DATA ELEMENT | DATA TYPE / OPTIONALITY | REVISION | DESCRIPTION |
---|---|---|---|
ResultIdentifier* | STRING MANDATORY | Renamed | This is a unique id. |
ValidationRuleRunReference | REFERENCE OPTIONAL | Renamed | This refers (foreign key) back up to the validation rule run. |
ValidationRuleReference | REFERENCE MANDATORY | Renamed | This is a unique id that points back to the validation rule that caused the result to be produced. If a validation rule caused multiple results (for example multiple students with the same condition) they would share this id. This is part of the validation result signature. |
ResourceId | Ed-Fi Resource Id OPTIONAL | Renamed | This is the unique identifier in the ODS that is used to reference a specific resource. Examples include StudentUniqueId or EducationOrganizationId. This is part of the validation result signature. |
ResourceType | Ed-Fi Resource OPTIONAL | Renamed | This is the resource associated with the validation rule. This is denormalized from the validation rule, every instance of a given RuleId will have the same Ed-Fi resource |
EducationOrganizationReference | REFERENCE MANDATORY | Renamed and Datatype changed | Along with NameSpace, This is useful for limiting what systems can consume the validation results and routing the validation results within the consuming system. As a reference, this JSON will follow this format: "educationOrganizationReference": { |
StudentReference | REFERENCE OPTIONAL | New | Reference back to an EdFi student object, when applicable for that validation |
StaffReference | REFERENCE OPTIONAL | New | Reference back to an EdFi staff object, when applicable for that validation |
NameSpace | STRINGOPTIONAL | - | Along with EducationOrganization, this can be used for limiting what systems can consume the validation results and routing the validation results within the consuming system. |
AdditionalContext | Array of name/value pairs OPTIONAL | Renamed and Datatype changed | Includes the details that were used in the evaluation of the validation rule. |
Validation Result Signature
De-duplication by API Client
A validation result will include the RuleIdentifier, which references back to the rule that caused it, and the impacted resources, as identified by EducationOrganization reference, student reference, staff reference, and the ResourceId, which will uniquely identify the Ed-Fi resource that is identified in the validation result. If the underlying data is not corrected, then the next time that the validation rule runs the same validation rule will flag the same resource as having the same problem.
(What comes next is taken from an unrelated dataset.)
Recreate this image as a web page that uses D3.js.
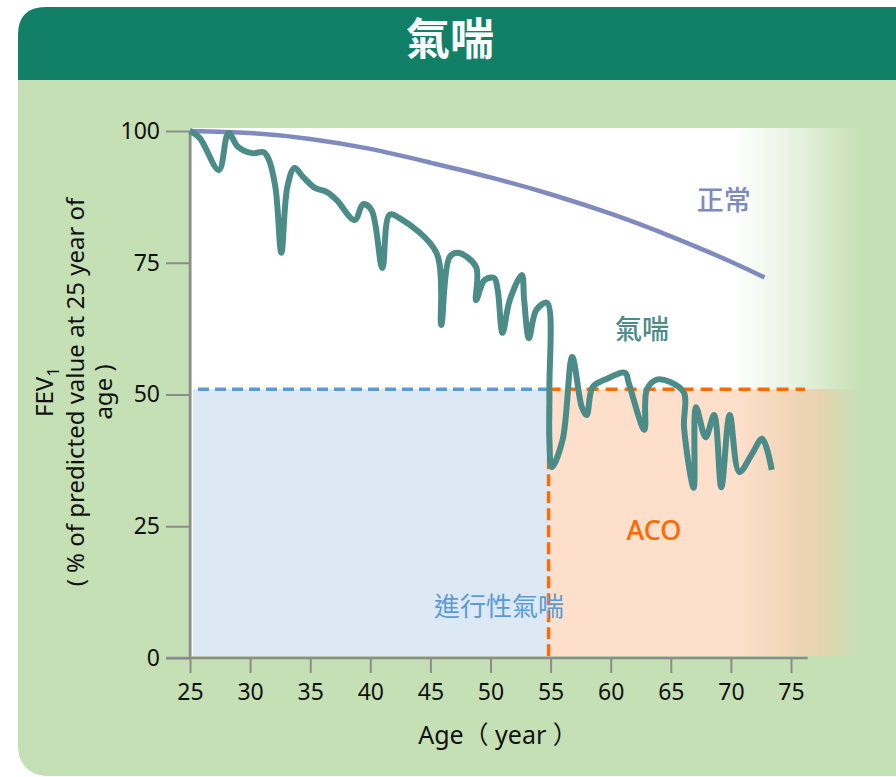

The system that is consuming the APIs may need to know that this is just an updated report on the same issue and not a new issue, especially if that issue has somehow been acknowledged or suppressed in that consuming system. The combination of RuleId and ResourceId, as highlighted in the table above, forms the signature that can be used by that consuming system for implementing logic for deduplication and acknowledgement. The requirements of that logic is beyond the scope of this document.
Validation Results API Requirements
The following are the proposed, initial requirements for the validation results API:
- There must be a repository for validation results.
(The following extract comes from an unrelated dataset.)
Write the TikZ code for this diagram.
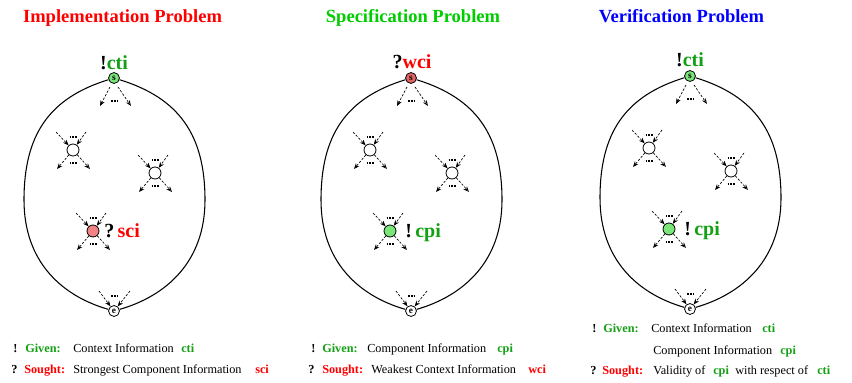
\documentclass[tikz,border=0pt]{standalone}
\usepackage{fontspec}
\setmainfont{Liberation Serif}
\usetikzlibrary{arrows.meta}
\definecolor{tgreen}{RGB}{0,205,0}
\definecolor{lgreen}{RGB}{20,160,20}
\definecolor{tred}{RGB}{255,0,0}
\definecolor{tblue}{RGB}{0,0,255}
\definecolor{nodegreen}{RGB}{120,230,120}
\definecolor{nodepink}{RGB}{240,130,130}
\definecolor{nodered}{RGB}{228,100,100}
\tikzset{
  blob/.style={line width=0.8pt},
  stnode/.style={circle, draw, line width=0.6pt, inner sep=0pt, minimum size=8.2pt, fill=white, font=\fontsize{7}{7}\selectfont\bfseries},
  inode/.style={circle, draw, line width=0.6pt, inner sep=0pt, minimum size=9pt, fill=white},
  ray/.style={dash pattern=on 1.8pt off 1.2pt, line width=0.5pt, -{Stealth[length=4.3pt,width=3.4pt]}},
  rayopen/.style={dash pattern=on 1.8pt off 1.2pt, line width=0.5pt, -{Stealth[open,length=4.3pt,width=3.4pt]}},
  dotbar/.style={line width=1.4pt, dash pattern=on 1.3pt off 0.8pt},
  ttl/.style={font=\fontsize{13.9}{16}\selectfont\bfseries, anchor=base, inner sep=0pt},
  biglab/.style={font=\fontsize{15}{17}\selectfont\bfseries, inner sep=0pt},
  small/.style={font=\fontsize{9.2}{11}\selectfont, anchor=base west, inner sep=0pt},
  smallb/.style={font=\fontsize{9.2}{11}\selectfont\bfseries, anchor=base west, inner sep=0pt},
}
\newcommand\innernode[3]{%
  \node[inode,fill=#3] (#1) at #2 {};
  \draw[ray] ([shift={(-17,-18)}]#1.center) -- (#1);
  \draw[ray] ([shift={(13,-18)}]#1.center) -- (#1);
  \draw[ray] (#1) -- ([shift={(-16,19)}]#1.center);
  \draw[rayopen] (#1) -- ([shift={(17,19)}]#1.center);
  \draw[dotbar] ([shift={(-3.5,-13)}]#1.center) -- ([shift={(3.5,-13)}]#1.center);
  \draw[dotbar] ([shift={(-3.5,13)}]#1.center) -- ([shift={(3.5,13)}]#1.center);
}
\newcommand\drawpanel[3]{%
  \node[stnode,fill=#2] (#1s) at (0,78) {s};
  \node[stnode] (#1e) at (0,311) {e};
  \draw[blob] (#1s) .. controls (-65,98) and (-90,135) .. (-90,200)
                    .. controls (-90,262) and (-52,296) .. (#1e);
  \draw[blob] (#1s) .. controls (65,98) and (91,135) .. (91,200)
                    .. controls (91,262) and (52,296) .. (#1e);
  \draw[ray] ([shift={(-4,9)}]#1s.center) -- ([shift={(-14,28)}]#1s.center);
  \draw[rayopen] ([shift={(4,9)}]#1s.center) -- ([shift={(17,28)}]#1s.center);
  \draw[dotbar] ([shift={(-3,23)}]#1s.center) -- ([shift={(4,23)}]#1s.center);
  \draw[ray] ([shift={(-15,-20)}]#1e.center) -- (#1e);
  \draw[ray] ([shift={(16,-20)}]#1e.center) -- (#1e);
  \draw[dotbar] ([shift={(-3,-15)}]#1e.center) -- ([shift={(4,-15)}]#1e.center);
  \innernode{#1a}{(-41,150)}{white}
  \innernode{#1b}{(41,173)}{white}
  \innernode{#1c}{(-21,231)}{#3}
}
\begin{document}
\begin{tikzpicture}[x=0.75pt,y=-0.75pt]
\useasboundingbox (0,0) rectangle (852,382);
% titles
\node[ttl, text=tred]   (t1) at (122.5,22) {Implementation Problem};
\node[ttl, text=tgreen] (t2) at (413,22)   {Specification Problem};
\node[ttl, text=tblue]  (t3) at (681.5,22) {Verification Problem};
% panel 1
\begin{scope}[shift={(114,0)}]
  \drawpanel{p}{nodegreen}{nodepink}
\end{scope}
\node[biglab, anchor=base] (pl) at ([shift={(0,-9)}]ps.center) {!\textcolor{lgreen}{cti}};
\node[biglab, anchor=base west] (pcl) at ([shift={(11,6)}]pc.center) {?\,\textcolor{tred}{sci}};
% panel 2
\begin{scope}[shift={(411,0)}]
  \drawpanel{q}{nodered}{nodegreen}
\end{scope}
\node[biglab, anchor=base] (ql) at ([shift={(1,-10)}]qs.center) {?\textcolor{tred}{wci}};
\node[biglab, anchor=base west] (qcl) at ([shift={(15,6)}]qc.center) {!\,\textcolor{lgreen}{cpi}};
% panel 3
\begin{scope}[shift={(690,-2)}]
  \drawpanel{r}{nodegreen}{nodegreen}
\end{scope}
\node[biglab, anchor=base] (rl) at ([shift={(0,-10)}]rs.center) {!\textcolor{lgreen}{cti}};
\node[biglab, anchor=base west] (rcl) at ([shift={(15,6)}]rc.center) {!\,\textcolor{lgreen}{cpi}};
% bottom texts panel 1
\node[smallb] (a1) at (13,352) {!};
\node[smallb, text=lgreen] (a2) at (25,352) {Given:};
\node[small] (a3) at (73,352) {Context Information};
\node[smallb, text=lgreen] (a4) at (181,352) {cti};
\node[smallb] (a5) at (11,373) {?};
\node[smallb, text=tred] (a6) at (24,373) {Sought:};
\node[small] (a7) at (73,373) {Strongest Component Information};
\node[smallb, text=tred] (a8) at (255,373) {sci};
% bottom texts panel 2
\node[smallb] (b1) at (311,352) {!};
\node[smallb, text=lgreen] (b2) at (322,352) {Given:};
\node[small] (b3) at (367,352) {Component Information};
\node[smallb, text=lgreen] (b4) at (497,352) {cpi};
\node[smallb] (b5) at (308,373) {?};
\node[smallb, text=tred] (b6) at (322,373) {Sought:};
\node[small] (b7) at (371,373) {Weakest Context Information};
\node[smallb, text=tred] (b8) at (528,373) {wci};
% bottom texts panel 3
\node[smallb] (c1) at (592,332) {!};
\node[smallb, text=lgreen] (c2) at (603,332) {Given:};
\node[small] (c3) at (651,332) {Context Information};
\node[smallb, text=lgreen] (c4) at (762,332) {cti};
\node[small] (c5) at (653,354) {Component Information};
\node[smallb, text=lgreen] (c6) at (780,354) {cpi};
\node[smallb] (c7) at (590,374) {?};
\node[smallb, text=tred] (c8) at (602,374) {Sought:};
\node[small] (c9) at (653,374) {Validity of};
\node[smallb, text=lgreen] (c10) at (713,374) {cpi};
\node[small] (c11) at (735,374) {with respect of};
\node[smallb, text=lgreen] (c12) at (817,374) {cti};
\end{tikzpicture}
\end{document}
- The validation results repository should account for all of the data elements, there associated data types, and there associated optionality as described in the data validation structure section above.
- The validation results repository should be stored in a way that it can intuitively be queried by administrators with the appropriate level of database access.
- The validation results repository should have a mechanism that will prevent partial-reads of validation results. In other words the timestamp in the validation results must be sequential so that there will never be validation results that are available in the API that have an older timestamp than validation results that are already available via the API.
- Validation results must be made available via a web-based pull API similar to other Ed-Fi resources.
- Validation results must be available to be pulled by any system that conforms to a published API.
- The validation results must include either Namespace or EducationOrganizationId. This is to enable the consuming system to route the validation result to the correct end-user (e.g. - a specific school in a SIS).
- The consumer API should reuse the data-level security mechanism that is used via the existing Ed-Fi ODS (the details of this are unresolved, see the 'open issues' section of the architecture document for more discussion).
- Validation results must have the ability to be submitted via a bulk database API.
- The validation results submittal API should work with bulk SQL statements from a variety of validation rules engines.
- The validation engine must have a back-door method for viewing validation results (e.g. - database access).
- The validation result API must have a mechanism for handling incoming validation errors from systems other than the validation rule engine.
- The validation result API must be able to handle validation results that are not directly related to Ed-Fi ODS data.
Validation Consumer Requirements
The following is a preliminary, incomplete list of functionality that would need to be enabled by the validation result consumer system (hereafter called 'consumer') responsible for pulling validation results from the above-mentioned API. The consumer is most likely to be a Student Information System (SIS).
- The consumer must be able to talk to the validation API.
- The consumer should recognize when validation results with the same unique signature as described above are duplicates and handle them according to the logic specific for that implementation.
- The consumer should have the ability to route validation results to the appropriate end user for resolution
- The consumer should have a method for a user to 'acknowledge' a known issue for future validation results with the same signature to be suppressed. The detailed requirements for this is beyond the scope of this document.